Sunday, November 7, 2010

Abstract: Call for Papers

9th Annual Concordia University English Literature Graduate Colloquium
March 24-25-26, 2011

Attending (to) the Party: Orientations and Simulacra of Public and Private Sites

Everyone's alone — or so it seems to me.
They make noises, and think they are talking to each other;
They make faces, and think they understand each other.
And I'm sure they don't. Is that a delusion?
T.S. Eliot

Throughout history, the notion of ‘party’ has served as a site for exploring prevailing liminalities: from ideological display to decorous intimacies to social multitudes, the party has served as a means of further repressing or extolling self within private and public domains, projecting identity formations of the other, or combating the enigmatic reflections of the public world.

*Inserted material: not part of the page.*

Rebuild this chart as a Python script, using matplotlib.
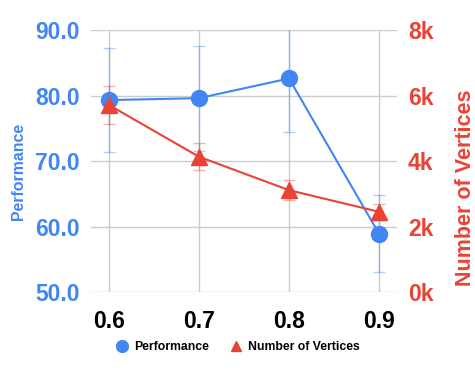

The dialectic of inclusion and exclusion—who is invited into a space, a sphere, an identity—has been used as a social tool and political wedge while at once advancing the bounds of restraint within prescribed modes of behaviour. Distinctions and delineations of such orientations in literature have never been straightforward: least of all today, where boundaries of private and public are more blurred than ever. How is a performance of belonging or of ‘being private’ received within a crowd, a gathering, a nation, or in a culture of social networking—do reflections or simulations of the ‘party’ ever stop? Is artifice encouraged by the heteroglossia, the absurdities of the carnivalesque, inversions of decorum? Individuals and collectives both encounter and anticipate fusions of the expected and unexpected in their search to negotiate lines between indulgences, reasonable parts/parties, or embodiments of culture. The notion of the party is not—and has never been—confined to the limits of social space, but rather is a transitory site of individual and group. Both textual and inter-textual notions of ‘party’ may include cocktail gatherings, reflections on singularity, revolutionary mobs, the construction of online identities, or a middling of ‘inbetweeness’. It is a site of shared intersection—or collision. It is circuitousness, it is necessity; amid orientations of debauchery, protest, subsumption, or migration—singly or all at once.

We invite papers focusing on the following themes:

-Party of one: identity projections
-Figuring decorum: alterations & presentations of normalcy
-Simulacrum: masks, constructions & artifice
-Sites of (in)visibility: notions of exclusion and inclusion
-Block party: politics, affiliations, negotiating lines

Concordia University's English Literature Graduate Colloquium examines the dynamics of ‘party’, prompting dialogues from all gathering points: from the political to the bacchanal, from the physical to the philosophical. We invite graduate students to contribute to this interdisciplinary English Literature colloquium by submitting a 200-250 word abstract to attendingtheparty (at) gmail.com by February 10, 2011.